The new qualifications are flexible. The creative and media qualification offers courses in 20 employment fields, including interactive media, film and TV, creative writing, drama, music, dance and art. The Government says this means that no school or college can offer all of the options and that collaboration is essential. But because the courses are logistically complicated, this could involve months of inter-school planning meetings.
Thousands of employers have been involved in discussions on their design, so it is hoped that they will have currency with many major firms.
However, the position regarding universities is less clear. The Government has published endorsements from many higher education institutions, but the reality will not be known until the first selection decisions are made, in 2010. Recent studies have confirmed the view that admissions tutors can be sniffy about vocational courses.
Given that this is the case, taking the advanced diploma could be something of a gamble for a student aiming at university. However, supporters point out that the qualification is flexible enough to include other exams: engineering students, for example, can take a science A-level as part of their diploma.
It also retains Tomlinson's original idea of attempting to plan an entire learning programme for a student across several subject disciplines. This contrasts with A-levels, where subjects are treated separately.
Although teachers are also wary about the workload involved in preparing for what is different qualifications, the diplomas already have their enthusiasts. Hugo Lopez, for example, is curriculum director for ICT at Hanham High School in south Gloucestershire, where six students are taking the advanced IT diploma. He says: "The benefits and advantages it brings far outweigh the downsides in terms of it being a new course."
Diplomas, he believes, offer students complete freedom to specialise in areas that interest them, such as project design or computer game coding.
If reactions continue to be this positive, the diploma stands every chance of success
Popularity - 1,988 students enrolled post-16 (of 12,000 in the whole 14-19 age group).
First introduced - 2008.
UCAS points - The maximum score for the main part of the diploma is 300 points, but students can also get up to 120 more points for the Additional and Specialist Learning section, giving a combined total of 420.
Number of subjects available - Currently five, expanding to 17 by 2013. Within each diploma subject, there are many areas of potential specialism.
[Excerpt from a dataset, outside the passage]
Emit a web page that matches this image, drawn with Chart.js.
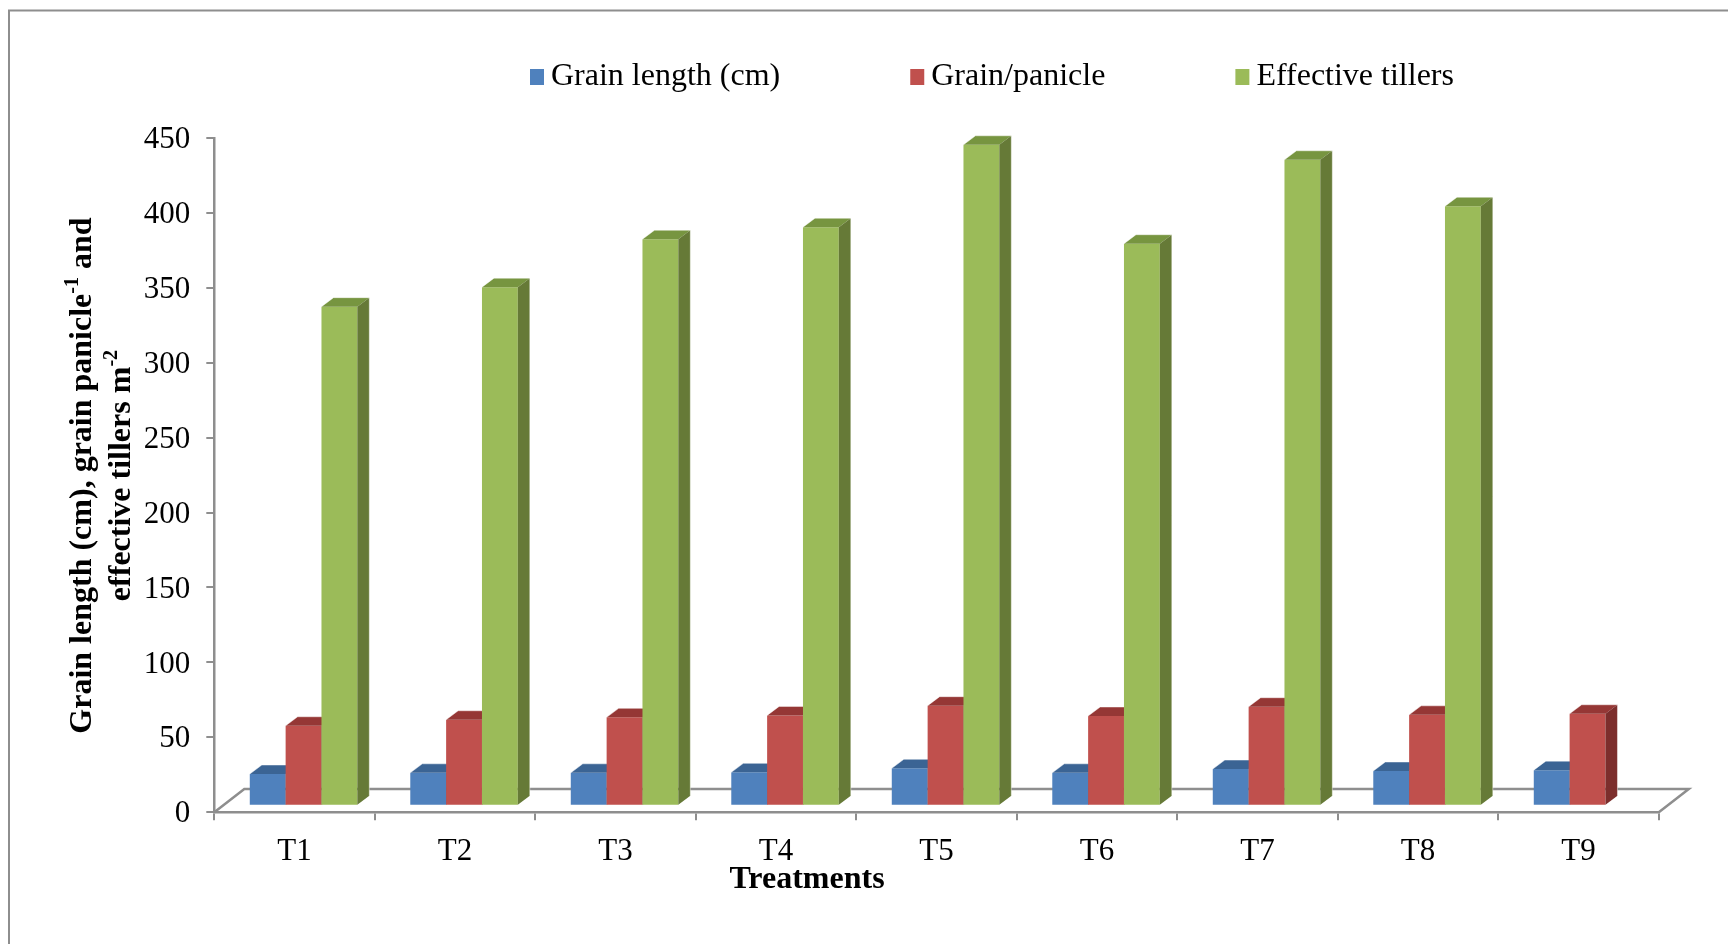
<!DOCTYPE html>
<html>
<head>
<meta charset="utf-8">
<title>Grain length, grain per panicle and effective tillers by treatment</title>
<script src="https://cdn.jsdelivr.net/npm/chart.js@4/dist/chart.umd.min.js"></script>
<style>
  html, body { margin: 0; padding: 0; background: #ffffff; }
  canvas { display: block; }
</style>
</head>
<body>
<canvas id="chart" width="1728" height="944"></canvas>
<script>
// ---- data ----
const categories = ['T1', 'T2', 'T3', 'T4', 'T5', 'T6', 'T7', 'T8', 'T9'];
const grainLength = [21.2, 22.0, 22.0, 22.3, 25.0, 22.0, 24.5, 23.2, 23.8];
const grainPerPanicle = [53.4, 57.4, 59.0, 60.3, 66.8, 59.9, 66.1, 60.7, 61.4];
const effectiveTillers = [333, 346, 378, 386, 441, 375, 431, 400, null];
const seriesNames = ['Grain length (cm)', 'Grain/panicle', 'Effective tillers'];
const yMin = 0;
const yMax = 450;
const yStep = 50;
const xTitle = 'Treatments';
// y title: two lines, each a list of [text, isSuperscript]
const yTitleLines = [
  [['Grain length (cm), grain panicle', false], ['-1', true], [' and', false]],
  [['effective tillers m', false], ['-2', true]]
];

// ---- styling ----
const FONT = "'Liberation Serif', 'Times New Roman', serif";
const AXIS_GREY = '#8e8e8e';
const palette = [
  { front: '#4f81bd', top: '#3b6494', side: '#375a87' },
  { front: '#c0504d', top: '#953735', side: '#7c2e2c' },
  { front: '#9bbb59', top: '#779540', side: '#667a37' }
];
// oblique depth of the 3-D floor and of the bar solids
const FLOOR_DX = 30, FLOOR_DY = 23.3;
const ROW_DX = 9, ROW_DY = 6.5;       // bars stand partway back on the floor
const BAR_DX = 12, BAR_DY = 9;        // depth of each bar

const seriesValues = [grainLength, grainPerPanicle, effectiveTillers];

// page frame
const framePlugin = {
  id: 'frame',
  beforeDraw(chart) {
    const ctx = chart.ctx;
    ctx.save();
    ctx.fillStyle = '#ffffff';
    ctx.fillRect(0, 0, chart.width, chart.height);
    ctx.strokeStyle = AXIS_GREY;
    ctx.lineWidth = 2;
    ctx.strokeRect(9, 10.5, chart.width + 20, chart.height + 20);
    ctx.restore();
  }
};

// floor outline, then the columns as solids: drawn group by group,
// left to right, so each column hides the hidden faces of its neighbour
const solidPlugin = {
  id: 'solid',
  beforeDatasetDraw() {
    return false;
  },
  afterDatasetsDraw(chart) {
    const ctx = chart.ctx;
    const xs = chart.scales.x, ys = chart.scales.y;
    const l = xs.left, r = xs.right, b = ys.getPixelForValue(0);
    ctx.save();
    ctx.strokeStyle = AXIS_GREY;
    ctx.lineWidth = 2.5;
    ctx.beginPath();
    ctx.moveTo(l, b);
    ctx.lineTo(l + FLOOR_DX, b - FLOOR_DY);
    ctx.lineTo(r + FLOOR_DX, b - FLOOR_DY);
    ctx.lineTo(r, b);
    ctx.stroke();
    ctx.restore();

    ctx.save();
    ctx.translate(ROW_DX, -ROW_DY);
    const n = chart.data.labels.length;
    for (let i = 0; i < n; i++) {
      chart.data.datasets.forEach((ds, d) => {
        const v = ds.data[i];
        if (v === null || !Number.isFinite(v)) return;
        const bar = chart.getDatasetMeta(d).data[i];
        const col = palette[d];
        bar.draw(ctx);
        const p = bar.getProps(['x', 'y', 'base', 'width'], true);
        const x0 = p.x - p.width / 2, x1 = p.x + p.width / 2;
        const top = p.y, base = p.base;
        // top face
        ctx.fillStyle = col.top;
        ctx.beginPath();
        ctx.moveTo(x0, top);
        ctx.lineTo(x1, top);
        ctx.lineTo(x1 + BAR_DX, top - BAR_DY);
        ctx.lineTo(x0 + BAR_DX, top - BAR_DY);
        ctx.closePath();
        ctx.fill();
        // right face
        ctx.fillStyle = col.side;
        ctx.beginPath();
        ctx.moveTo(x1, top);
        ctx.lineTo(x1 + BAR_DX, top - BAR_DY);
        ctx.lineTo(x1 + BAR_DX, base - BAR_DY);
        ctx.lineTo(x1, base);
        ctx.closePath();
        ctx.fill();
        // light rim
        ctx.strokeStyle = 'rgba(255,255,255,0.45)';
        ctx.lineWidth = 1;
        ctx.beginPath();
        ctx.moveTo(x0, top);
        ctx.lineTo(x0 + BAR_DX, top - BAR_DY);
        ctx.lineTo(x1 + BAR_DX, top - BAR_DY);
        ctx.lineTo(x1 + BAR_DX, base - BAR_DY);
        ctx.stroke();
      });
    }
    ctx.restore();
  }
};

// legend, axis titles
const textPlugin = {
  id: 'texts',
  afterDraw(chart) {
    const ctx = chart.ctx;
    ctx.save();
    ctx.fillStyle = '#000000';
    ctx.textBaseline = 'middle';

    // legend row
    ctx.font = '32px ' + FONT;
    let lx = 530;
    const ly = 77;
    seriesNames.forEach((name, i) => {
      ctx.fillStyle = palette[i].front;
      ctx.fillRect(lx, ly - 8, 14, 16);
      ctx.fillStyle = '#000000';
      ctx.textAlign = 'left';
      ctx.fillText(name, lx + 21, ly);
      lx += 21 + ctx.measureText(name).width + 130;
    });

    // x title
    ctx.font = 'bold 32px ' + FONT;
    ctx.textAlign = 'center';
    ctx.fillText(xTitle, 807, 880);

    // y title, rotated, with superscripts
    const ys = chart.scales.y;
    const cy = (ys.top + ys.bottom) / 2 + 0.5;
    const lineX = [82.6, 122];
    const mainFont = 'bold 32px ' + FONT;
    const supFont = 'bold 20px ' + FONT;
    yTitleLines.forEach((runs, li) => {
      let total = 0;
      runs.forEach(([t, sup]) => {
        ctx.font = sup ? supFont : mainFont;
        total += ctx.measureText(t).width;
      });
      ctx.save();
      ctx.translate(lineX[li], cy);
      ctx.rotate(-Math.PI / 2);
      ctx.textAlign = 'left';
      let x = -total / 2;
      runs.forEach(([t, sup]) => {
        ctx.font = sup ? supFont : mainFont;
        ctx.fillText(t, x, sup ? -10 : 0);
        x += ctx.measureText(t).width;
      });
      ctx.restore();
    });
    ctx.restore();
  }
};

const datasets = seriesValues.map((vals, i) => ({
  label: seriesNames[i],
  data: vals,
  backgroundColor: palette[i].front,
  borderWidth: 0,
  clip: false
}));

new Chart(document.getElementById('chart'), {
  type: 'bar',
  data: { labels: categories, datasets },
  plugins: [framePlugin, solidPlugin, textPlugin],
  options: {
    responsive: false,
    animation: false,
    devicePixelRatio: 1,
    categoryPercentage: 0.67,
    barPercentage: 1.0,
    layout: { padding: { top: 137.8, right: 69.2, left: 0, bottom: 0 } },
    plugins: {
      legend: { display: false },
      tooltip: { enabled: false },
      title: { display: false }
    },
    scales: {
      x: {
        offset: true,
        grid: {
          offset: true,
          drawOnChartArea: false,
          drawTicks: true,
          tickLength: 8,
          color: AXIS_GREY,
          lineWidth: 2
        },
        border: { display: true, color: AXIS_GREY, width: 2.5 },
        ticks: {
          color: '#000000',
          font: { family: FONT, size: 31 },
          padding: 13,
          maxRotation: 0
        },
        afterFit(scale) { scale.height = 944 - 812.3; }
      },
      y: {
        min: yMin,
        max: yMax,
        grid: {
          drawOnChartArea: false,
          drawTicks: true,
          tickLength: 8,
          color: AXIS_GREY,
          lineWidth: 2
        },
        border: { display: true, color: AXIS_GREY, width: 2.5 },
        ticks: {
          stepSize: yStep,
          color: '#000000',
          font: { family: FONT, size: 31 },
          padding: 16,
          labelOffset: 2
        },
        afterFit(scale) { scale.width = 214.3; }
      }
    }
  }
});
</script>
</body>
</html>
All must gain functional skills in English and maths to GCSE equivalent, plus complete a project and work experience.
Flexibility - Huge array of options within the main part of each course, plus the ability to incorporate GCSEs and A-levels.
Universities' attitude - Official endorsements from many universities, but admissions tutors are likely to be harder to win over. Meanwhile, larger employers have been involved in the courses' design, but smaller firms may be less aware of it.
Verdict - Some subject content could be stretching. UCAS points available seem generous for the time required to teach it.